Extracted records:
· · · · · · ·

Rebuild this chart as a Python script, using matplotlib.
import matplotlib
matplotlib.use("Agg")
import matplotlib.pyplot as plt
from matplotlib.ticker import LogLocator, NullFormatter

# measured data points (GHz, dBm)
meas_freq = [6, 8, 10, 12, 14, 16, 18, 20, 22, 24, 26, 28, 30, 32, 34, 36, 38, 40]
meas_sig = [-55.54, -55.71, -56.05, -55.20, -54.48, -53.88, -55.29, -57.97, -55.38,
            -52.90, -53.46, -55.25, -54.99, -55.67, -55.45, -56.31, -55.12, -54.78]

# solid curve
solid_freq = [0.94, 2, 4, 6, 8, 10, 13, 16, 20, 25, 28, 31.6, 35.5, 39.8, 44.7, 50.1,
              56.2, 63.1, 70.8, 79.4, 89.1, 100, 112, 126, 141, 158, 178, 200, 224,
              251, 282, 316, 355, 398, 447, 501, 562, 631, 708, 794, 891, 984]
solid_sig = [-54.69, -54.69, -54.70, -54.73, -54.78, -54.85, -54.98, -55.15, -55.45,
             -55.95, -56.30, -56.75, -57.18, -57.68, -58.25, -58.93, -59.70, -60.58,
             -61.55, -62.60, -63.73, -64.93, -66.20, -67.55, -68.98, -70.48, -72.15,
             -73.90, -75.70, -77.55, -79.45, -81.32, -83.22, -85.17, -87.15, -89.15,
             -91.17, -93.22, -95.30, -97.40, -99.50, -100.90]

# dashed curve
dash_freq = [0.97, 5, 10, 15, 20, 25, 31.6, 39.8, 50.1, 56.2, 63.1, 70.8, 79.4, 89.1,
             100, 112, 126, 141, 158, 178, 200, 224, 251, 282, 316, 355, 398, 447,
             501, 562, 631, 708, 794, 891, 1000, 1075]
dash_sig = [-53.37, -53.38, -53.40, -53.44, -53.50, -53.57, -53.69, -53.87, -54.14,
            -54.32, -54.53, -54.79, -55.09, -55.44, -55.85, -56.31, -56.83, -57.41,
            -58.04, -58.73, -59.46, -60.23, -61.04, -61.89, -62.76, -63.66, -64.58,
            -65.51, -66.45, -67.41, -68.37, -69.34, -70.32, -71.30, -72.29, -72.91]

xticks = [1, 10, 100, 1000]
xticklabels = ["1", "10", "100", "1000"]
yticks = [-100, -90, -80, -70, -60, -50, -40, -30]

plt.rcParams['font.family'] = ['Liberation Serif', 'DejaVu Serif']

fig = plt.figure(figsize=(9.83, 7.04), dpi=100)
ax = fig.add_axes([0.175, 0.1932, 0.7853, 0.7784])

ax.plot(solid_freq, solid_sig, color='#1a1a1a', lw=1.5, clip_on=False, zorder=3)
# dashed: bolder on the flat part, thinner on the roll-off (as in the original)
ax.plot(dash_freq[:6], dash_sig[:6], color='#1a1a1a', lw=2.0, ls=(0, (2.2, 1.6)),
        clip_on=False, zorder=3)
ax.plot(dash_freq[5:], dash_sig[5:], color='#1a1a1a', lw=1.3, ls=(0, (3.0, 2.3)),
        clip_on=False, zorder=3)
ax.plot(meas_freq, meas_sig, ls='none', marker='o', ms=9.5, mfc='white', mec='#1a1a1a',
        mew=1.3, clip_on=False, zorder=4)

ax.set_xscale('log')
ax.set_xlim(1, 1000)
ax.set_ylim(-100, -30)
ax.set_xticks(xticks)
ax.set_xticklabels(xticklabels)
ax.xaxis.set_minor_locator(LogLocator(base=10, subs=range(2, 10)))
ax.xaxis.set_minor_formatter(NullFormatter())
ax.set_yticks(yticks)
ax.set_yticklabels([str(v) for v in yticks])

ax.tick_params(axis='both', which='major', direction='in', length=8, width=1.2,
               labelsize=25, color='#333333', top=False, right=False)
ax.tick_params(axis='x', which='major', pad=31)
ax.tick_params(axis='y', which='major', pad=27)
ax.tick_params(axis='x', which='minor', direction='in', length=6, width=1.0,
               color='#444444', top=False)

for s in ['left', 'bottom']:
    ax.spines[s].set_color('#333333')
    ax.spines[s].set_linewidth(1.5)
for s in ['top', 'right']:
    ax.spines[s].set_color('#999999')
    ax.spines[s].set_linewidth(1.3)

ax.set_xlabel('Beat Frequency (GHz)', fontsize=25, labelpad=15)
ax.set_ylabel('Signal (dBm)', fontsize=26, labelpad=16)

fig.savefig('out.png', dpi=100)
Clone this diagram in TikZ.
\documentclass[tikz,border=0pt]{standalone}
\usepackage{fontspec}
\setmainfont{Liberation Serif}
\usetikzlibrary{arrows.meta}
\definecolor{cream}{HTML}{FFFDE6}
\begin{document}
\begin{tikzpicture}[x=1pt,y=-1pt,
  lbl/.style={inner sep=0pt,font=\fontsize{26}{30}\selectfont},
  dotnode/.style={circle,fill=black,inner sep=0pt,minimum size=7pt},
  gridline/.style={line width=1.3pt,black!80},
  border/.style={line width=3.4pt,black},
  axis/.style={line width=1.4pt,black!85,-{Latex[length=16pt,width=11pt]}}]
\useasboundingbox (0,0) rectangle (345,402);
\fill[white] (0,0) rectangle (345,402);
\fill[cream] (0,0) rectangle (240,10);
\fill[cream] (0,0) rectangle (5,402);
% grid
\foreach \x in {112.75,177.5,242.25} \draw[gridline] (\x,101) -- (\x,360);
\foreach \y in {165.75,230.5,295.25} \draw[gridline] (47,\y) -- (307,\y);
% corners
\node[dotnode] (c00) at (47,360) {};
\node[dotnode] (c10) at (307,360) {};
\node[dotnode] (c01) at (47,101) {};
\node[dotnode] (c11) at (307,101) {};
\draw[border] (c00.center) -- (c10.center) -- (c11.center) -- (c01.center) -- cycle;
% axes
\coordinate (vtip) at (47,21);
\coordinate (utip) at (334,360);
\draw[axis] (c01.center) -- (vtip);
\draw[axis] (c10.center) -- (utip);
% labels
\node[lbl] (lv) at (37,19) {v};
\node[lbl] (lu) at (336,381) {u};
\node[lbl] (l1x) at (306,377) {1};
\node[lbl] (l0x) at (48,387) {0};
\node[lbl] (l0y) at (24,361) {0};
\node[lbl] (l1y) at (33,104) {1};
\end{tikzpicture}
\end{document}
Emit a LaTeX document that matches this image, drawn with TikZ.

· · · · · · ·

The lines to return begin at the first line of the records and end at the line holding "-91.17, -93.22, -95.30, -97.40, -99.50, -100.90]"; please return them exactly, including both, and nothing beyond.

▸ FINISHED ANSWER:
Rebuild this chart as a Python script, using matplotlib.
import matplotlib
matplotlib.use("Agg")
import matplotlib.pyplot as plt
from matplotlib.ticker import LogLocator, NullFormatter

# measured data points (GHz, dBm)
meas_freq = [6, 8, 10, 12, 14, 16, 18, 20, 22, 24, 26, 28, 30, 32, 34, 36, 38, 40]
meas_sig = [-55.54, -55.71, -56.05, -55.20, -54.48, -53.88, -55.29, -57.97, -55.38,
            -52.90, -53.46, -55.25, -54.99, -55.67, -55.45, -56.31, -55.12, -54.78]

# solid curve
solid_freq = [0.94, 2, 4, 6, 8, 10, 13, 16, 20, 25, 28, 31.6, 35.5, 39.8, 44.7, 50.1,
              56.2, 63.1, 70.8, 79.4, 89.1, 100, 112, 126, 141, 158, 178, 200, 224,
              251, 282, 316, 355, 398, 447, 501, 562, 631, 708, 794, 891, 984]
solid_sig = [-54.69, -54.69, -54.70, -54.73, -54.78, -54.85, -54.98, -55.15, -55.45,
             -55.95, -56.30, -56.75, -57.18, -57.68, -58.25, -58.93, -59.70, -60.58,
             -61.55, -62.60, -63.73, -64.93, -66.20, -67.55, -68.98, -70.48, -72.15,
             -73.90, -75.70, -77.55, -79.45, -81.32, -83.22, -85.17, -87.15, -89.15,
             -91.17, -93.22, -95.30, -97.40, -99.50, -100.90]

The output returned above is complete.